Graphs and GPUs

Scalable Graph Technologies (SYSTAP) was founded in 2006. Unfortunately, it made the mistake of calling its graph database BigData. Of course, when the product was introduced nobody had yet heard of big data and that wasn’t a problem. But they soon did and then it was, not because the product isn’t highly scalable and not because it doesn’t focus on complex analytics across very large datasets – it does – but because it isn’t what people were expecting (Hadoop?). Anyway, the company has now changed the product’s name to BlazeGraph and has introduced MapGraph. The latter, in particular, is aimed at the very largest and most intractable graph problems as witness the fact that SYSTAP has gained funding from DARPA (defense advanced research projects agency) and the US government.

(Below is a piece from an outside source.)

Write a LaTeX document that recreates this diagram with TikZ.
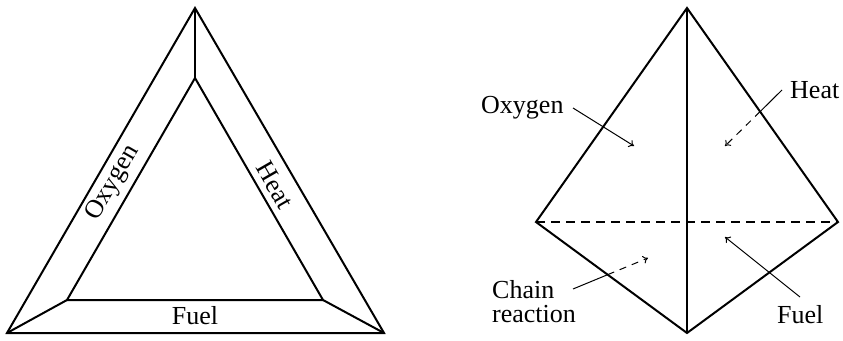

BlazeGraph supports both RDF (resource description framework) and property graph approaches. It supports SPARQL and quads as well as triples. You can deploy it embedded, with high availability, or as a scale-out solution. It has a shared nothing architecture with in-memory processing. Zookeeper provides high availability characteristics. It is focused on analytics and not transaction processing. Okay: that’s fine. Interesting, but not especially exciting.

What is exciting is MapGraph technology. The problem with graph analytics, even if you are using in-memory techniques (as BlazeGraph does) is that for large scale analyses you get cache thrash issues (swapping data in and out of cache) because graphs don’t have any concept of locality. In practical terms what this means is that you have memory bandwidth issues rather than compute issues. One approach to this issue is to have loads of memory. But it’s expensive and CPU main memory bandwidth is relatively slow compared to cache. With MapGraph SYSTAP has taken the approach of partnering with Nvidia to use its GPUs (graph processing units) to resolve this issue. And it’s much less expensive: SYSTAP estimates that a single $1,000 GPU can store and process a million graph edges with greatly reduced bandwidth problems.

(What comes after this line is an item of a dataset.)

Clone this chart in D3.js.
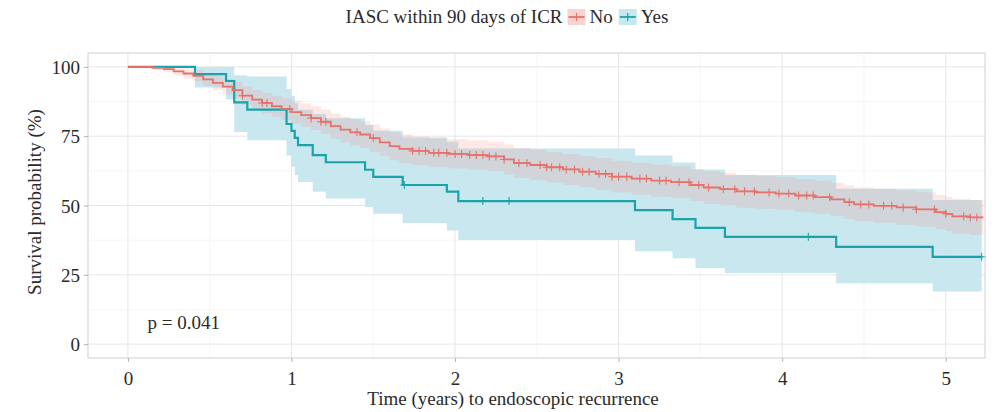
<!DOCTYPE html>
<html>
<head>
<meta charset="utf-8">
<script src="https://cdn.jsdelivr.net/npm/d3@7"></script>
<style>
  html, body { margin: 0; padding: 0; background: #ffffff; }
  svg { display: block; }
  text { font-family: "Liberation Serif", "DejaVu Serif", serif; fill: #2b2b2b; }
</style>
</head>
<body>
<svg id="chart" width="995" height="412"></svg>
<script>
// ---------------- data ----------------
const groups = ["No", "Yes"];
const legendTitle = "IASC within 90 days of ICR";
const xTicks = [0, 1, 2, 3, 4, 5];
const yTicks = [0, 25, 50, 75, 100];

// Group "No" : step times (years), survival (%), 95% CI
const noTime  = [0, 0.15, 0.22, 0.28, 0.34, 0.40, 0.46, 0.52, 0.58, 0.64, 0.70, 0.76, 0.82, 0.88, 0.94, 1.00, 1.06, 1.12, 1.18, 1.24, 1.30, 1.36, 1.42, 1.48, 1.54, 1.60, 1.66, 1.74, 1.84, 1.96, 2.08, 2.20, 2.30, 2.36, 2.46, 2.56, 2.66, 2.76, 2.86, 2.96, 3.08, 3.20, 3.32, 3.44, 3.52, 3.62, 3.72, 3.84, 3.96, 4.08, 4.20, 4.30, 4.38, 4.44, 4.56, 4.70, 4.82, 4.94, 5.00, 5.04, 5.15];
const noSurv  = [100, 99.6, 99.2, 98.4, 97.6, 96.8, 95.5, 94.2, 92.9, 91.6, 89.6, 88.2, 87.0, 85.8, 84.8, 83.7, 82.6, 81.5, 80.2, 78.6, 77.4, 76.4, 75.6, 74.3, 72.8, 71.4, 70.4, 69.7, 69.0, 68.6, 68.2, 67.7, 66.6, 65.3, 64.6, 63.8, 63.0, 62.2, 61.4, 60.4, 59.7, 59.0, 58.4, 57.4, 56.5, 55.9, 55.1, 54.7, 54.3, 53.6, 53.0, 52.2, 51.2, 50.4, 49.9, 49.3, 48.6, 47.6, 47.0, 46.1, 45.7];
const noLower = [100, 98.8, 98.1, 96.9, 95.8, 94.7, 93.1, 91.6, 90.1, 88.6, 86.3, 84.7, 83.3, 82.0, 80.8, 79.6, 78.4, 77.2, 75.8, 74.1, 72.8, 71.7, 70.8, 69.4, 67.8, 66.3, 65.2, 64.5, 63.8, 63.3, 62.9, 62.4, 61.2, 59.9, 59.1, 58.3, 57.4, 56.6, 55.7, 54.7, 54.0, 53.2, 52.6, 51.6, 50.6, 50.0, 49.2, 48.8, 48.3, 47.6, 47.0, 46.2, 45.1, 44.3, 43.8, 43.1, 42.4, 41.4, 40.8, 39.8, 39.4];
const noUpper = [100, 100, 100, 99.9, 99.4, 98.9, 97.9, 96.8, 95.7, 94.6, 92.9, 91.7, 90.7, 89.6, 88.8, 87.8, 86.8, 85.8, 84.6, 83.1, 82.0, 81.1, 80.4, 79.2, 77.8, 76.5, 75.6, 74.9, 74.2, 73.9, 73.5, 73.0, 72.0, 70.7, 70.1, 69.3, 68.6, 67.8, 67.1, 66.1, 65.4, 64.8, 64.2, 63.2, 62.4, 61.8, 61.0, 60.6, 60.3, 59.6, 59.0, 58.2, 57.3, 56.5, 56.0, 55.5, 54.8, 53.8, 53.2, 52.4, 52.0];
const noEnd = 5.23;
const noCensor = [0.70, 0.82, 0.85, 0.99, 1.12, 1.18, 1.21, 1.40, 1.50, 1.74, 1.78, 1.82, 1.87, 1.90, 1.95, 2.00, 2.04, 2.09, 2.13, 2.17, 2.21, 2.25, 2.30, 2.39, 2.44, 2.52, 2.56, 2.59, 2.64, 2.68, 2.73, 2.78, 2.82, 2.88, 2.92, 2.96, 3.00, 3.05, 3.13, 3.17, 3.25, 3.29, 3.37, 3.43, 3.49, 3.55, 3.64, 3.71, 3.77, 3.83, 3.92, 3.98, 4.04, 4.10, 4.15, 4.19, 4.29, 4.41, 4.48, 4.53, 4.62, 4.67, 4.74, 4.82, 4.93, 5.00, 5.11, 5.15, 5.19];

// Group "Yes"
const yesTime  = [0, 0.41, 0.60, 0.65, 0.73, 0.97, 1.00, 1.02, 1.04, 1.13, 1.21, 1.45, 1.50, 1.68, 1.95, 2.02, 3.10, 3.33, 3.47, 3.65, 4.33, 4.92];
const yesSurv  = [100, 97.4, 94.9, 87.2, 84.6, 79.4, 76.9, 74.4, 71.8, 68.2, 65.6, 62.9, 60.3, 57.4, 55.0, 51.6, 48.3, 45.1, 41.9, 38.7, 35.1, 31.5];
const yesLower = [100, 92.6, 88.2, 76.5, 73.5, 68.0, 64.0, 61.0, 58.5, 55.0, 52.5, 49.5, 47.0, 43.7, 41.0, 37.6, 33.5, 31.0, 27.5, 25.7, 22.0, 19.0];
const yesUpper = [100, 100, 100, 97.0, 96.5, 92.0, 89.5, 87.0, 84.5, 83.0, 81.5, 79.0, 77.0, 74.5, 73.0, 70.6, 68.0, 65.5, 63.0, 61.0, 56.0, 52.0];
const yesEnd = 5.22;
const yesCensor = [1.69, 2.17, 2.33, 4.16, 5.22];

const pText = "p = 0.041";
const xTitle = "Time (years) to endoscopic recurrence";
const yTitle = "Survival probability (%)";

// ---------------- layout ----------------
const colors = { No: "#e8716a", Yes: "#1aa3a8" };
const svg = d3.select("#chart");
const P = { left: 88, right: 985, top: 53, bottom: 358 };
const FS = 19;

const x = d3.scaleLinear().domain([-0.244, 5.24]).range([P.left, P.right]);
const y = d3.scaleLinear().domain([-5, 105]).range([P.bottom, P.top]);

// panel background
svg.append("rect").attr("x", P.left).attr("y", P.top)
  .attr("width", P.right - P.left).attr("height", P.bottom - P.top)
  .attr("fill", "#ffffff");

// grid lines (minor then major)
const gx = svg.append("g");
const xMinor = [0.5, 1.5, 2.5, 3.5, 4.5];
const yMinor = [12.5, 37.5, 62.5, 87.5];
gx.selectAll(".xm").data(xMinor).join("line")
  .attr("x1", d => x(d)).attr("x2", d => x(d)).attr("y1", P.top).attr("y2", P.bottom)
  .attr("stroke", "#f1f1f1").attr("stroke-width", 0.6);
gx.selectAll(".ym").data(yMinor).join("line")
  .attr("y1", d => y(d)).attr("y2", d => y(d)).attr("x1", P.left).attr("x2", P.right)
  .attr("stroke", "#f1f1f1").attr("stroke-width", 0.6);
gx.selectAll(".xM").data(xTicks).join("line")
  .attr("x1", d => x(d)).attr("x2", d => x(d)).attr("y1", P.top).attr("y2", P.bottom)
  .attr("stroke", "#e6e6e6").attr("stroke-width", 1);
gx.selectAll(".yM").data(yTicks).join("line")
  .attr("y1", d => y(d)).attr("y2", d => y(d)).attr("x1", P.left).attr("x2", P.right)
  .attr("stroke", "#e6e6e6").attr("stroke-width", 1);

// build series
function series(time, surv, lo, up, end) {
  const pts = time.map((t, i) => ({ t, s: surv[i], lo: lo[i], up: up[i] }));
  const last = pts[pts.length - 1];
  pts.push({ t: end, s: last.s, lo: last.lo, up: last.up });
  return pts;
}
const data = {
  No: series(noTime, noSurv, noLower, noUpper, noEnd),
  Yes: series(yesTime, yesSurv, yesLower, yesUpper, yesEnd)
};
const censors = { No: noCensor, Yes: yesCensor };

const area = d3.area().curve(d3.curveStepAfter)
  .x(d => x(d.t)).y0(d => y(d.lo)).y1(d => y(d.up));
const line = d3.line().curve(d3.curveStepAfter)
  .x(d => x(d.t)).y(d => y(d.s));

const plot = svg.append("g");
// bands: Yes first, then No on top
plot.append("path").attr("d", area(data.Yes)).attr("fill", "#c6e6ee").attr("opacity", 0.95);
plot.append("path").attr("d", area(data.No)).attr("fill", "#F8766D").attr("opacity", 0.17);

function survAt(pts, t) {
  let s = pts[0].s;
  for (const p of pts) { if (p.t <= t) s = p.s; else break; }
  return s;
}

["Yes", "No"].forEach(g => {
  plot.append("path").attr("d", line(data[g])).attr("fill", "none")
    .attr("stroke", colors[g]).attr("stroke-width", g === "Yes" ? 2.2 : 1.8)
    .attr("stroke-linejoin", "miter");
  const cg = plot.append("g");
  censors[g].forEach(t => {
    const cx = x(t), cy = y(survAt(data[g], t));
    cg.append("line").attr("x1", cx).attr("x2", cx).attr("y1", cy - 4).attr("y2", cy + 4)
      .attr("stroke", colors[g]).attr("stroke-width", 1.1);
    cg.append("line").attr("x1", cx - 4).attr("x2", cx + 4).attr("y1", cy).attr("y2", cy)
      .attr("stroke", colors[g]).attr("stroke-width", 1.1);
  });
});

// panel border
svg.append("rect").attr("x", P.left).attr("y", P.top)
  .attr("width", P.right - P.left).attr("height", P.bottom - P.top)
  .attr("fill", "none").attr("stroke", "#cfcfcf").attr("stroke-width", 1);

// axes
const xAxis = d3.axisBottom(x).tickValues(xTicks).tickSize(4).tickPadding(7).tickFormat(d3.format("d"));
const yAxis = d3.axisLeft(y).tickValues(yTicks).tickSize(4).tickPadding(4).tickFormat(d3.format("d"));
const gxA = svg.append("g").attr("transform", `translate(0,${P.bottom})`).call(xAxis);
const gyA = svg.append("g").attr("transform", `translate(${P.left},0)`).call(yAxis);
[gxA, gyA].forEach(g => {
  g.select(".domain").remove();
  g.selectAll(".tick line").attr("stroke", "#b3b3b3");
  g.selectAll(".tick text").attr("font-size", FS).attr("fill", "#333");
});
gxA.selectAll(".tick text").attr("dy", "0.85em");
gyA.selectAll(".tick text").attr("dy", "0.35em");

// axis titles
svg.append("text").attr("x", 513).attr("y", 405)
  .attr("text-anchor", "middle").attr("font-size", FS).text(xTitle);
svg.append("text").attr("transform", `translate(41,${202}) rotate(-90)`)
  .attr("text-anchor", "middle").attr("font-size", FS).text(yTitle);

// p value
svg.append("text").attr("x", x(0.12)).attr("y", y(5.5)).attr("font-size", FS).text(pText);

// legend (top, horizontal)
const lg = svg.append("g");
const tt = lg.append("text").attr("x", 0).attr("y", 23).attr("font-size", FS).text(legendTitle);
let cur = tt.node().getComputedTextLength() + 5;
const keyFill = { No: "#f9d3d0", Yes: "#c6e9ef" };
groups.forEach(g => {
  lg.append("rect").attr("x", cur).attr("y", 9).attr("width", 18).attr("height", 16).attr("fill", keyFill[g]);
  lg.append("line").attr("x1", cur + 1).attr("x2", cur + 17).attr("y1", 17).attr("y2", 17)
    .attr("stroke", colors[g]).attr("stroke-width", 1.8);
  lg.append("line").attr("x1", cur + 9).attr("x2", cur + 9).attr("y1", 13).attr("y2", 21)
    .attr("stroke", colors[g]).attr("stroke-width", 1.2);
  cur += 22;
  const tx = lg.append("text").attr("x", cur).attr("y", 23).attr("font-size", FS).text(g);
  cur += tx.node().getComputedTextLength() + 6;
});
lg.attr("transform", `translate(${510 - cur / 2},0)`);
</script>
</body>
</html>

In practice, MapGraph is still in beta (the company is looking for users to join its beta program) and there are some issues with it with respect to usability (for example, you can’t use SPARQL) that have yet to be ironed out. Instead, the company has developed a vertex-centric API that allows you to write your own algorithms in a manner similar to Pregel.

From a licensing point of view BlazeGraph is open source under a GPLv2 license. There is a version of MapGraph available under the Apache2 license. Future versions and Multi-GPU installations are proprietary.

I think MapGraph is seriously interesting, and I am pleased to hear that SPARQL support is on the company’s road map for release in the near future. Even without that this is a genuine competitor to Cray (Urika) and IBM Watson (something I will address more broadly in a separate article) and likely to be significantly less expensive.